- **PROBLEM STATEMENT**
Report the count of lines containing the word "seaborn" in the entries below, and nothing more.

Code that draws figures
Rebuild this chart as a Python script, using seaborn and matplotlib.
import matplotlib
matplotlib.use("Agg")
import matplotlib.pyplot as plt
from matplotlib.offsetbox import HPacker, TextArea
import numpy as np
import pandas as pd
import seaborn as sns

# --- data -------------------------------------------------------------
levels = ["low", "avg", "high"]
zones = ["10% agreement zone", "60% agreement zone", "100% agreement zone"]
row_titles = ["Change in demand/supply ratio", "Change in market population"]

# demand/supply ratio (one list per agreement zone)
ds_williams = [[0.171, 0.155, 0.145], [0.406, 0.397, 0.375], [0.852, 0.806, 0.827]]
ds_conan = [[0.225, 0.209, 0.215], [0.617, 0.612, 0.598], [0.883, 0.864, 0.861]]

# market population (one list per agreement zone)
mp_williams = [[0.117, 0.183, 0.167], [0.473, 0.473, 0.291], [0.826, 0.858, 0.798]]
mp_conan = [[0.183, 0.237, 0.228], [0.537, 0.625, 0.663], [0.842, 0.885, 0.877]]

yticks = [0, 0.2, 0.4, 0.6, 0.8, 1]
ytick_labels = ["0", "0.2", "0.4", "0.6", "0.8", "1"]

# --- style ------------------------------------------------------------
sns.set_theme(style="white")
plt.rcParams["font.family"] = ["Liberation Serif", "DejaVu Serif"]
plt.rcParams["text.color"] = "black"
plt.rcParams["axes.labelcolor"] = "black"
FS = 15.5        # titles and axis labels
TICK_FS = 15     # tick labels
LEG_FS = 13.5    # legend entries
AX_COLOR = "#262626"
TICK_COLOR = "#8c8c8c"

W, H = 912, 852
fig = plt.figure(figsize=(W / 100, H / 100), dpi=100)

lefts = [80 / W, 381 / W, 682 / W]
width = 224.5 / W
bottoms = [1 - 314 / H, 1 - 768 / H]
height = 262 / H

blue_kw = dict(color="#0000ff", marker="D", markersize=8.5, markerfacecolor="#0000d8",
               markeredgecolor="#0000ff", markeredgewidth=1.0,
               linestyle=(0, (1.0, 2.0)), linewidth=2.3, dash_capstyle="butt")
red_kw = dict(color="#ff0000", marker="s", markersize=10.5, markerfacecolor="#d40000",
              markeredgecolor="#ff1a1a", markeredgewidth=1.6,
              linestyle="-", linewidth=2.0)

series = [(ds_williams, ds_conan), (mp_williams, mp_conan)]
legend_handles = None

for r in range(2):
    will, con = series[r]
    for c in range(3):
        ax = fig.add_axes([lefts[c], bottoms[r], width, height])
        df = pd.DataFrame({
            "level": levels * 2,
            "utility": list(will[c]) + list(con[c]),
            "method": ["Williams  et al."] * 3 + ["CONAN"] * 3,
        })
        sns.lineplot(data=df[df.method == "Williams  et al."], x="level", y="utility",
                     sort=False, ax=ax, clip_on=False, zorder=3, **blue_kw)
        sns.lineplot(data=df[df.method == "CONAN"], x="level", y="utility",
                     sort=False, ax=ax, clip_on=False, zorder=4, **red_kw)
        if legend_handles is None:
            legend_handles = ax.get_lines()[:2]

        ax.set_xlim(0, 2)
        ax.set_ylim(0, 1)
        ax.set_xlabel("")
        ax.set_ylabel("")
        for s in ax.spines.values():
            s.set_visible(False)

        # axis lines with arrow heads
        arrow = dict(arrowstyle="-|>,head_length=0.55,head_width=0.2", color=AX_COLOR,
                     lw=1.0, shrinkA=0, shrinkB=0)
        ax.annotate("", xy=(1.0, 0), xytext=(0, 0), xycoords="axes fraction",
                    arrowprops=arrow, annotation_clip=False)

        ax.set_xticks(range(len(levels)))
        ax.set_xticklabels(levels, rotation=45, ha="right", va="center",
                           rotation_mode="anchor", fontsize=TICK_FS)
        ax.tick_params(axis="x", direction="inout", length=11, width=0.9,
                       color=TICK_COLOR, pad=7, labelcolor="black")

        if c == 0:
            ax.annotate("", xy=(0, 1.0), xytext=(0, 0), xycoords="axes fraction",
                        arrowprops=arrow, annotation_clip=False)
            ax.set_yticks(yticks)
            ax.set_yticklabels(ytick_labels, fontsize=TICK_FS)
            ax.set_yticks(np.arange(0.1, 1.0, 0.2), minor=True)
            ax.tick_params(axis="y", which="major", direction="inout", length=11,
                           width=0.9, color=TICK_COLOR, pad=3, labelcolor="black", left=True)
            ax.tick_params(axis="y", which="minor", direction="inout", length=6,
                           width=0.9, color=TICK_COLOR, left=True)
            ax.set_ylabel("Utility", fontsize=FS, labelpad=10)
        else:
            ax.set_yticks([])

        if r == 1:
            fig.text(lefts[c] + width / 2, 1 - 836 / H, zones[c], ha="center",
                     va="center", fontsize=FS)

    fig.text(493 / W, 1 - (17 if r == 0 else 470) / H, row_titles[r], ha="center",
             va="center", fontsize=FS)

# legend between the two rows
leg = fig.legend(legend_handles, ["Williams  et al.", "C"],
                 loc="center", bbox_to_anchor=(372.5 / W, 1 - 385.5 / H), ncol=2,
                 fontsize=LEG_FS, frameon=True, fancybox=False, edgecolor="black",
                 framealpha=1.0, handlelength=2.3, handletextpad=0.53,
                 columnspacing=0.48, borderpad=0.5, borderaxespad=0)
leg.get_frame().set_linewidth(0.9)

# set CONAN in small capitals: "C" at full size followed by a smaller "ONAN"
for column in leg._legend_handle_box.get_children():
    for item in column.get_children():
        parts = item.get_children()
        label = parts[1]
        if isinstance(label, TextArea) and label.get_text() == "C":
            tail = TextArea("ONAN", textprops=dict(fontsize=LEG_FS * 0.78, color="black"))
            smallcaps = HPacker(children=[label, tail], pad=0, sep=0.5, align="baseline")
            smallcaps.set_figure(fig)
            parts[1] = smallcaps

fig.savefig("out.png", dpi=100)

--

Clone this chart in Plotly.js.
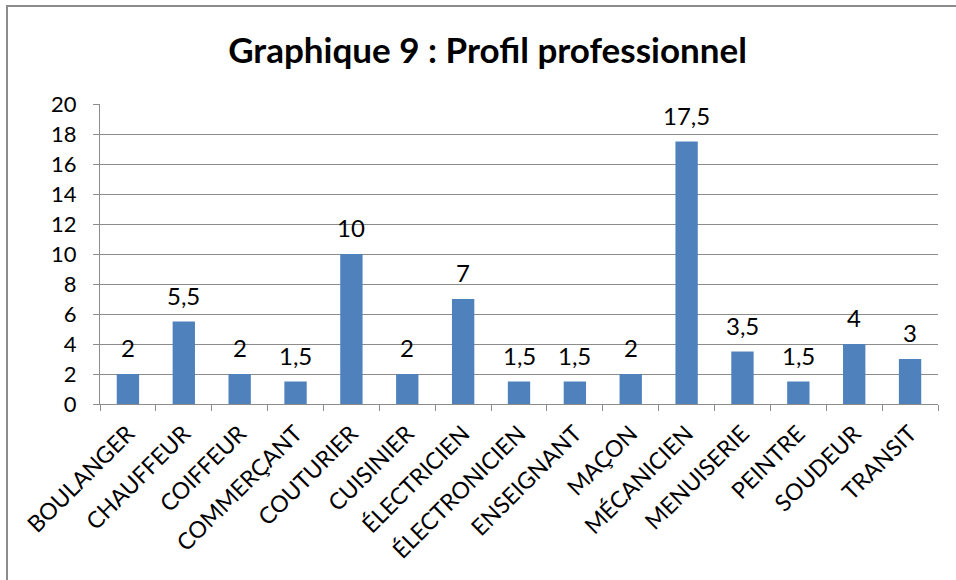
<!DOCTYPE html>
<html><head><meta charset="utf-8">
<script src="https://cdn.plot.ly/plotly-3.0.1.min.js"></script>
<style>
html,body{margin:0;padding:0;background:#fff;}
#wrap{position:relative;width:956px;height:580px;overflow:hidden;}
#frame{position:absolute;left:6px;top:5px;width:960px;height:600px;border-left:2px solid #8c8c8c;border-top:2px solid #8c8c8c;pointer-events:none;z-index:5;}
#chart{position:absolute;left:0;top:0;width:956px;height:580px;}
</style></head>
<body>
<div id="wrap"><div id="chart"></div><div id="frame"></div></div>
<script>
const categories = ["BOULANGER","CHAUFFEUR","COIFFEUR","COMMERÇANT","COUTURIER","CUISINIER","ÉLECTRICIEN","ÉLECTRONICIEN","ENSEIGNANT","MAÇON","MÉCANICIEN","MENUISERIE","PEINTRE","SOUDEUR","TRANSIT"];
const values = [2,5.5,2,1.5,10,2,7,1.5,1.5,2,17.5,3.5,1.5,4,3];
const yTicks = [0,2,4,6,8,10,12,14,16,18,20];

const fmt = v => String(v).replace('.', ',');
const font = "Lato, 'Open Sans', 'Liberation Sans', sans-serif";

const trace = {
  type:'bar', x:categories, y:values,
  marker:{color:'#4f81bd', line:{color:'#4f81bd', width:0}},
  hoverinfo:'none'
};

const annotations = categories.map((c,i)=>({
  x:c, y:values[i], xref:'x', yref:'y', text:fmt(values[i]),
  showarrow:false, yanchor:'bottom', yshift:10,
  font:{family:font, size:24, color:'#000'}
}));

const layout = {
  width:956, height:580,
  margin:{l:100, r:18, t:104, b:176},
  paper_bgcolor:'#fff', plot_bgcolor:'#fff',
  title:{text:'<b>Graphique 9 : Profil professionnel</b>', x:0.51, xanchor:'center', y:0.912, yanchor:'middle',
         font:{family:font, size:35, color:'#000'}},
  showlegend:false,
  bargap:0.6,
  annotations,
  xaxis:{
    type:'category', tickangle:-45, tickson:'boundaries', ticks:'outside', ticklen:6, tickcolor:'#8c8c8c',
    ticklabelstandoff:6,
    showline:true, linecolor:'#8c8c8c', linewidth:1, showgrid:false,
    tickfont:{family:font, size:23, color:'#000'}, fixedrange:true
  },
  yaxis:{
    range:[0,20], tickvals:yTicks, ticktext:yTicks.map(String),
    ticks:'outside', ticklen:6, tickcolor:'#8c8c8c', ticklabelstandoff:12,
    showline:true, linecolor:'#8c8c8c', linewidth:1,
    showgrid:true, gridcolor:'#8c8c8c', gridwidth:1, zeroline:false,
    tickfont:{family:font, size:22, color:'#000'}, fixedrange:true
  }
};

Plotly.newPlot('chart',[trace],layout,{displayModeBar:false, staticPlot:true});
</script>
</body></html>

- **RESPONSE BELOW**
2